Nothing, at least, that remotely fitted the
modus operandi
of David Mark Hughes. Hence Cooper's tetchiness.

 

He tut-tutted crossly at Sarah as he examined the key on the table. "I thought you had more sense, Dr. Blakeney."
Sarah held on to her patience with an effort, remembering Jane's admonishment not to let events sour her nature. "I know. I'm sorry."
"You'd better hope we do raise someone else's fingerprints, otherwise I might be inclined to think this was a stunt."
"What sort of stunt?"
"A way of leaving your fingerprints on it legitimately."
She was way ahead of him. "Assuming I was the one who used it to get in and kill Mathilda and had forgotten to wipe my fingerprints off it at the time, I suppose?" she said tartly.
"Not quite," he said mildly, "I was thinking more in terms of a Good Samaritan act on behalf of someone else. Who have you unilaterally decided is innocent this time, Dr. Blakeney?"
"You're not very grateful, Cooper," she said. "I needn't have told you about it at all. I could have put it back quietly and kept my mouth shut."
"Hardly. It has your fingerprints all over it and someone would have found it eventually." He glanced at Joanna. "Did you really not know it was there, Mrs. Lascelles?"
"I've already told you once, Sergeant. No. I had a key to the front door."
There was something very odd going on between her and Dr. Blakeney, he thought. The body language was all wrong. They were standing close together, arms almost touching, but they seemed unwilling to look at each other. Had they been a man and a woman, he'd have said he'd caught them in flagrante delicto; as it was, intuition told him they were sharing a secret although what that secret was and whether it had any bearing on Mrs. GUlespie's death was anyone's guess.
"What about Ruth?"
Joanna shrugged indifferently. "I've no idea but I wouldn't think so. She's never mentioned it to me, and I've only ever known her use her front door key. There's no sense in coming all the way round the back if you can get in through the front. There's no access on this side." She looked honestly puzzled. "It must be something Mother started recently. She certainly didn't do it when I was living here."

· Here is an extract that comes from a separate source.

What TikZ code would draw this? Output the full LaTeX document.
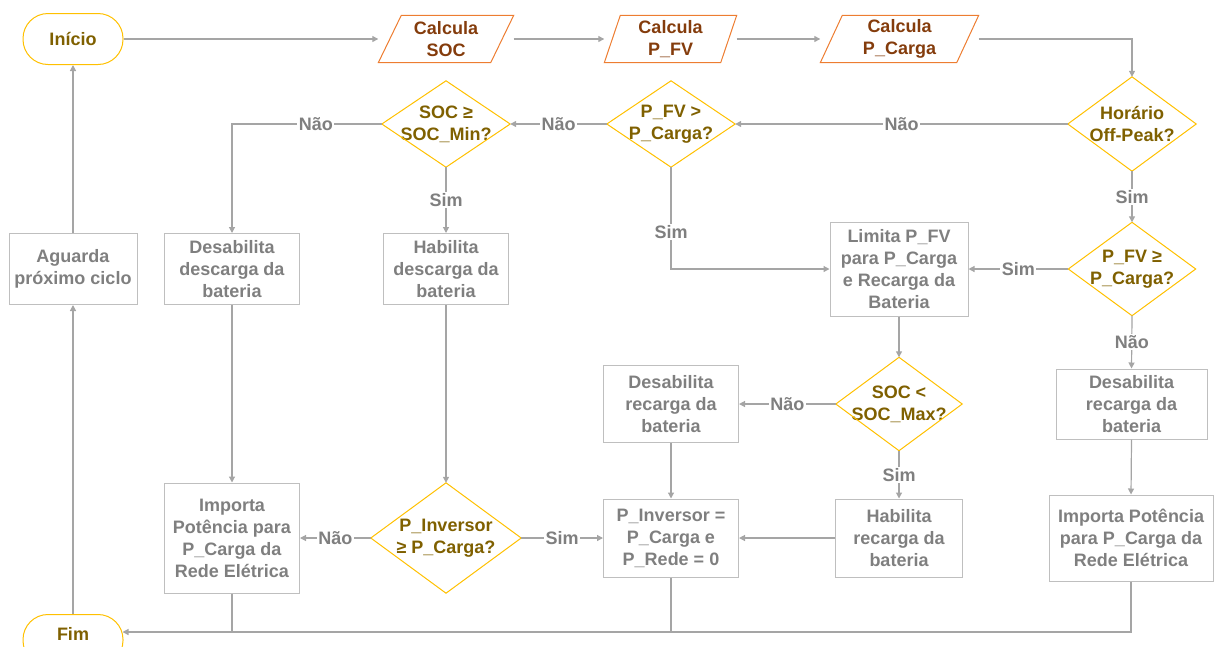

He looked at Sarah who spread her hands in a gesture of helplessness. "All I know is that the second or third time I came to visit her, she didn't answer the door, so I walked round to the french windows and looked into the drawing-room. She was completely stuck, poor old thing, quite unable to push herself out of her chair because her wrists had packed up on her that day. She mouthed instructions through the glass. 'Key. Third flowerpot. Coal bunker.' I imagine she kept it there for just that kind of emergency. She worried all the time about losing her mobility."